Mandated increases in the fuel efficiency of light trucks, moreover, won't save consumers money. A recent report from the National Academy of Sciences, for instance, notes that the fuel efficiency of a large pickup truck could be increased from 18.1 miles per gallon (the current fleet average) to 26.7 miles per gallon at a cost to automakers of $1,466. But do the math: It would take the average driver 14 years before he would save enough in gasoline costs to pay for the mandated up-front expenditure. A similar calculation for getting a large SUV up to 25.1 miles per gallon leads to a $1,348 expenditure and, similarly, more than a decade before buyers would break even.

"Fine with me," you say? But it's one thing to waste your own money on a poor investment; it's entirely another to force your neighbor to do so. You could take that $1,466, for instance, put it in a checking account yielding 5 percent interest, and make a heck of a lot more money than you could by investing it in automobile fuel efficiency. Any way you look at it, the fuel efficiency mandates on the table would cost car buyers thousands of dollars.

Even if government promotion of conservation were a worthwhile idea (say, as a way of reducing air pollution), a fuel efficiency mandate would be wrong. That's because increasing the mileage a vehicle gets from a gallon of gasoline reduces the cost of driving. The result? People drive more. Energy economists who've studied the relationship between automobile fuel efficiency standards and driving habits conclude that much of the projected fuel savings from such mandates are offset by increases in vehicle miles traveled. Make it cheaper for me to drive to the beach and I'll drive to the beach more frequently than I might have otherwise.

If we're determined to dramatically reduce gasoline consumption, the right way to go would be to increase the marginal costs of driving by increasing the tax on gasoline. Now, truth be told, I don't support this idea much either. A recent study by Harvard economist Kip Viscusi demonstrates that the massive fuel taxes already levied on drivers (about 40 cents per gallon) fully "internalize" the environmental damages caused by driving. But conservationists reject this approach for a different reason: Consumers hate gasoline taxes and no Congress or state legislature could possibly hike them.
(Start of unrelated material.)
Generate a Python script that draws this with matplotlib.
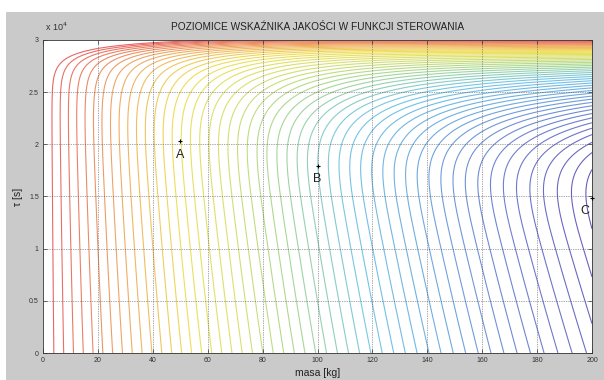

But isn't it a bit underhanded to impose taxes through the back door (and make no mistake; fuel efficiency mandates increase the costs of vehicles and are therefore a tax) because tax hikes through the front door would spark a political riot? It's a sign of both political and intellectual weakness when conservationists are afraid to honestly discuss the implications of their ideas.

Look, it's a free country. If you want to buy a fuel-efficient car, knock yourself out. But using the brute force of government to punish consumers who don't share your taste in automobiles serves no economic or environmental purpose.